6) If a firm faces perfectly competitive product and factor markets and the marginal product of
labor and capital are 4 and 9, respectively, while the wage rate is $2 and the rental rate on
capital is $4, the firm should
A) use relatively more labor. B) use relatively less labor.
C) increase all inputs proportionately. D) decrease all inputs proportionately.
7) A firm will hire a unit of input up to the point where
A) the marginal cost of the input equals the marginal cost of output.
B) the marginal revenue product of the input is equal to the marginal factor cost of the input.
C) the price of the input is equal to the price of output.
D) the marginal physical product of the input is equal to the price of output.
8) If the marginal revenue product of an input exceeds the marginal factor cost of the input, the
firm
A) should hire less of the input. B) is maximizing profit.
C) is not on its marginal cost curve. D) should increase its use of the input.

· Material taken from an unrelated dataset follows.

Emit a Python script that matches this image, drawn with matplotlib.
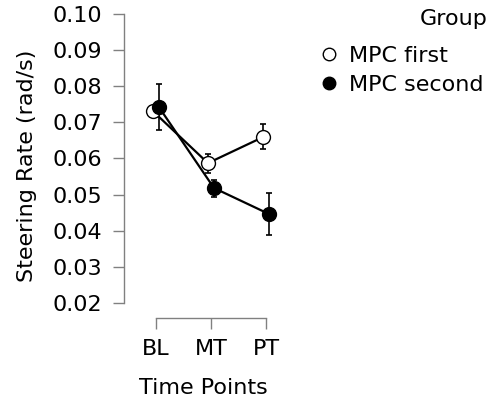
import matplotlib
matplotlib.use("Agg")
import matplotlib.pyplot as plt
import numpy as np

# ── Data ──────────────────────────────────────────────────────────────────────
time_points = ["BL", "MT", "PT"]
groups = ["MPC first", "MPC second"]

first_mean  = [0.0731, 0.0587, 0.0659]
first_lo    = [0.0716, 0.0560, 0.0626]
first_hi    = [0.0746, 0.0612, 0.0695]

second_mean = [0.0742, 0.0518, 0.0446]
second_lo   = [0.0679, 0.0493, 0.0388]
second_hi   = [0.0806, 0.0540, 0.0504]

yticks = [0.02, 0.03, 0.04, 0.05, 0.06, 0.07, 0.08, 0.09, 0.10]

# ── Figure ────────────────────────────────────────────────────────────────────
plt.rcParams['font.family'] = ['DejaVu Sans']
FS = 16
fig = plt.figure(figsize=(4.94, 4.05), dpi=100)
ax = fig.add_axes([124 / 494, 87 / 405, 158.5 / 494, 304 / 405])

x = np.arange(len(time_points))
dodge = 0.055
grey = "#808080"

series = [
    (first_mean, first_lo, first_hi, "white", -dodge),
    (second_mean, second_lo, second_hi, "black", dodge),
]
for (mean, lo, hi, face, off), name in zip(series, groups):
    mean = np.array(mean); lo = np.array(lo); hi = np.array(hi)
    xs = x + off
    ax.errorbar(xs, mean, yerr=[mean - lo, hi - mean], fmt="none",
                ecolor="black", elinewidth=1.2, capsize=2.5, capthick=1.2, zorder=2)
    ax.plot(xs, mean, "-", color="black", lw=1.6, zorder=3)
    ax.plot(xs, mean, "o", ms=10, mfc=face, mec="black", mew=1.0,
            linestyle="none", label=name, zorder=4)

ax.set_xlim(-0.58, 2.3)
ax.set_ylim(0.0158, 0.10)
ax.set_xticks(x)
ax.set_xticklabels(time_points)
ax.set_yticks(yticks)
ax.set_yticklabels([f"{t:.2f}" for t in yticks])

for s in ["top", "right"]:
    ax.spines[s].set_visible(False)
ax.spines["left"].set_bounds(0.02, 0.10)
ax.spines["bottom"].set_bounds(0, 2)
for s in ["left", "bottom"]:
    ax.spines[s].set_color(grey)
    ax.spines[s].set_linewidth(1.0)
ax.tick_params(axis="both", colors=grey, labelcolor="black", length=8,
               width=1.0, labelsize=FS)
ax.tick_params(axis="y", pad=8)
ax.tick_params(axis="x", pad=7)

ax.set_ylabel("Steering Rate (rad/s)", fontsize=FS, labelpad=11)
ax.set_xlabel("Time Points", fontsize=FS, labelpad=14)

leg = ax.legend(loc="upper left", bbox_to_anchor=(312 / 494, 1 - 39 / 405),
                bbox_transform=fig.transFigure, frameon=False, fontsize=FS,
                handletextpad=0.45, labelspacing=0.42,
                markerscale=0.9, handlelength=0.9,
                borderaxespad=0.0, borderpad=0.3)
fig.text(488 / 494, 1 - 9 / 405, "Group", ha="right", va="top", fontsize=FS)

plt.savefig("out.png", dpi=100)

9) When a firm is hiring an input such that the marginal revenue product of the input is equal to
the marginal factor cost of the input, the firm
A) should be expanding output. B) is hiring too little of the input.
C) is maximizing economic profit. D) is producing too much output.
10) A profit maximizing firm will hire additional workers until
A) the additional cost associated with hiring the last worker equals the average wage rate of
the workers.
B) the additional cost associated with hiring the last worker equals the additional revenue
generated by that worker.
C) the extra revenue generated by the last worker hired equals zero.
D) the extra cost associated with hiring the last worker equals the price of the good produced.